### EXERCISE DETAILS
Return each line that holds the word "chart".

### WORKING DATA
------------------------------------------------------------
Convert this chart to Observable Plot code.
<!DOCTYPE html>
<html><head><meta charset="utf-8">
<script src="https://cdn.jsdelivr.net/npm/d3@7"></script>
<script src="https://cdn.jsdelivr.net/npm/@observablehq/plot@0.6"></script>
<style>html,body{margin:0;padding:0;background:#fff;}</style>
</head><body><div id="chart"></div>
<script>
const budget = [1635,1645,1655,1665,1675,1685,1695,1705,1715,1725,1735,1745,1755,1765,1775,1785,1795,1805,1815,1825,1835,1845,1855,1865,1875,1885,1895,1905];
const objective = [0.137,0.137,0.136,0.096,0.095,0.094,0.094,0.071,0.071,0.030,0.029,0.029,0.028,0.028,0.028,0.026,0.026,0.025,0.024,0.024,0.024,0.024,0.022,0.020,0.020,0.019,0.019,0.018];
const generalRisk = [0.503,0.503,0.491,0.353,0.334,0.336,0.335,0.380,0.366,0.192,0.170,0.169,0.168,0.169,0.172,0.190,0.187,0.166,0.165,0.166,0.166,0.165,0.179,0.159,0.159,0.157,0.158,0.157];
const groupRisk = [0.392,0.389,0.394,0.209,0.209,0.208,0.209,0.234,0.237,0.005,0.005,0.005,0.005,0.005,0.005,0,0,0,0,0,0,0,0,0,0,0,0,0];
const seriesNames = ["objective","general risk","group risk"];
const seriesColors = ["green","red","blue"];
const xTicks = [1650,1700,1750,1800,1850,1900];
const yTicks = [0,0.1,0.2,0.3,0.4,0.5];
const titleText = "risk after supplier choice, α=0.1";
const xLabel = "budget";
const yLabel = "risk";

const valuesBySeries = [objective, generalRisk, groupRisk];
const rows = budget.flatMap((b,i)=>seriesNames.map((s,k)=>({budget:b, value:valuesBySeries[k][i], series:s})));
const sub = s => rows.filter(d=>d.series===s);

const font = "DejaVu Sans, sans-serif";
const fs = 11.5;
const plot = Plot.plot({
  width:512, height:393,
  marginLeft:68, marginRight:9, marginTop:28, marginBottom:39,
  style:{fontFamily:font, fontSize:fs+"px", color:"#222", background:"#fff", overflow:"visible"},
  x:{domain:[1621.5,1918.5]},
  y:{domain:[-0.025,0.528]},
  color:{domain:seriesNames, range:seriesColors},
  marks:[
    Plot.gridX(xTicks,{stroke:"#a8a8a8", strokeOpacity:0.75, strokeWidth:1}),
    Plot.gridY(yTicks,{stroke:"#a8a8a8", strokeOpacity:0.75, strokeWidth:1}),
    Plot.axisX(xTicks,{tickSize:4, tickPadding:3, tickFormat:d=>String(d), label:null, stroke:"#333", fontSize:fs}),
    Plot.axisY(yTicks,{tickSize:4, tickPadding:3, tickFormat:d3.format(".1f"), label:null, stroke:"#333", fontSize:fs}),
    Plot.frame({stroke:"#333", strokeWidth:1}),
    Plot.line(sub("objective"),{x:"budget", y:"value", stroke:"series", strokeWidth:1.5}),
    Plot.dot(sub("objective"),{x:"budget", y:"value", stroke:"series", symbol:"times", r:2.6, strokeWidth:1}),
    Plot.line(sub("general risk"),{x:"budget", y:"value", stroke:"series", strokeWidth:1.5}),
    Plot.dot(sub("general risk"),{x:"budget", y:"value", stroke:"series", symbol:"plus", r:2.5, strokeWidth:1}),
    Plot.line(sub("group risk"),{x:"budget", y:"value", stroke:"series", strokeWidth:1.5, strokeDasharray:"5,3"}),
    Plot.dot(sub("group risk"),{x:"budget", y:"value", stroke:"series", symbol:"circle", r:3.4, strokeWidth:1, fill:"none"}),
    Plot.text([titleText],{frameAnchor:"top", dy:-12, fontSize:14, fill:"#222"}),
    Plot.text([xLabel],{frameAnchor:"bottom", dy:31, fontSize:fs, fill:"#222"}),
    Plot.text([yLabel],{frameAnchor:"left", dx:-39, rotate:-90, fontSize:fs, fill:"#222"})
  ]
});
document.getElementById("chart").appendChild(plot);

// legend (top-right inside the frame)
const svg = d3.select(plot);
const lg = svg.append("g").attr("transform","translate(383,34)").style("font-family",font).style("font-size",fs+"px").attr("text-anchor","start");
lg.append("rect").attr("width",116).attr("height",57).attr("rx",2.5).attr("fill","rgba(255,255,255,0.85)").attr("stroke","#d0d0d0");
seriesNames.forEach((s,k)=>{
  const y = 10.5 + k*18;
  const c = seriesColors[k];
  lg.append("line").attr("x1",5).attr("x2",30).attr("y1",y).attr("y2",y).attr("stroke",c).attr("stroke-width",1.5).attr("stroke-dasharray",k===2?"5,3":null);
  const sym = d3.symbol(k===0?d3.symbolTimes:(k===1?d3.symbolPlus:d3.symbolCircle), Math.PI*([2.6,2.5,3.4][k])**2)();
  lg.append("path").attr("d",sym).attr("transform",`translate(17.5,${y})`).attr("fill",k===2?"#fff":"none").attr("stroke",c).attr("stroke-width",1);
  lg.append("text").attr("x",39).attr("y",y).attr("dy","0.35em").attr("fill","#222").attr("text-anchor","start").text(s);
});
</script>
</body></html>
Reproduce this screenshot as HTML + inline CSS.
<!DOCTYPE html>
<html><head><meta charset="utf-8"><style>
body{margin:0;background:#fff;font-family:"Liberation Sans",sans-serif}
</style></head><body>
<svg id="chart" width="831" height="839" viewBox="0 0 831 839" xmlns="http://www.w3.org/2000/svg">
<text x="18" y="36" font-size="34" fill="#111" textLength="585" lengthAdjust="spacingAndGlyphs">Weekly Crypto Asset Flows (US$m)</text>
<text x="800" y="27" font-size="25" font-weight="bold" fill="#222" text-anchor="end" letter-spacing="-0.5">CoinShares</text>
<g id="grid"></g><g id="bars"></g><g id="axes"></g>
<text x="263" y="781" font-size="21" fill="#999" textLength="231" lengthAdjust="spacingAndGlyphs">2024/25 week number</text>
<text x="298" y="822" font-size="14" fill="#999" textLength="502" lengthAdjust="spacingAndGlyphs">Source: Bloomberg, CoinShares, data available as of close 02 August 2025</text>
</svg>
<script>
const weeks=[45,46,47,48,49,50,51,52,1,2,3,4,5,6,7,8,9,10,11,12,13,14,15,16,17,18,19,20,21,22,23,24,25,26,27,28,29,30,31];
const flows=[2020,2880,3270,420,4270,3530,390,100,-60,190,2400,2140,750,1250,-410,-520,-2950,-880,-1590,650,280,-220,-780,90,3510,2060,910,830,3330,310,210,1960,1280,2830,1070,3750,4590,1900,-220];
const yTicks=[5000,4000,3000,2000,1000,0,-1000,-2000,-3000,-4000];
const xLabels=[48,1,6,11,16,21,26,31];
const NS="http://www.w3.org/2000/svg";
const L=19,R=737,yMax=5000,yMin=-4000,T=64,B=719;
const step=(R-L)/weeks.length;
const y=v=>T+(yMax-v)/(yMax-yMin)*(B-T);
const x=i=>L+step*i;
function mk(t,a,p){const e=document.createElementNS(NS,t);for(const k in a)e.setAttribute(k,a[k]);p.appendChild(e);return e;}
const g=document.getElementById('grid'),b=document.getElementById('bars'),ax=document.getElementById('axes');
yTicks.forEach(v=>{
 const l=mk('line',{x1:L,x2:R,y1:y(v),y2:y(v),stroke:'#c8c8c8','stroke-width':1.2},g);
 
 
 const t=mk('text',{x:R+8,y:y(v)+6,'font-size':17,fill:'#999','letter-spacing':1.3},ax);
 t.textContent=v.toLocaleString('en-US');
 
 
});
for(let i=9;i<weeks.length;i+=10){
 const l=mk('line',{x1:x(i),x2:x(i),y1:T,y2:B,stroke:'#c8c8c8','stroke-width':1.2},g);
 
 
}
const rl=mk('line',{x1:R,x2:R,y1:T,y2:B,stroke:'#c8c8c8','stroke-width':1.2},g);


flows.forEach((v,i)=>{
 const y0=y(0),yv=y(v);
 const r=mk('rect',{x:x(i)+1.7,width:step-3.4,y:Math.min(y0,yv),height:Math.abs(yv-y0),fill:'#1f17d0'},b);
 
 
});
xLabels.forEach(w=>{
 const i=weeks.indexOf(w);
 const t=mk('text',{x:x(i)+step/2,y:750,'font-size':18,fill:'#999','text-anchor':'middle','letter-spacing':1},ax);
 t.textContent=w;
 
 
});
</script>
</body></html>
------------------------------------------------------------
### RIGHT ANSWER
Convert this chart to Observable Plot code.
</head><body><div id="chart"></div>
document.getElementById("chart").appendChild(plot);
<svg id="chart" width="831" height="839" viewBox="0 0 831 839" xmlns="http://www.w3.org/2000/svg">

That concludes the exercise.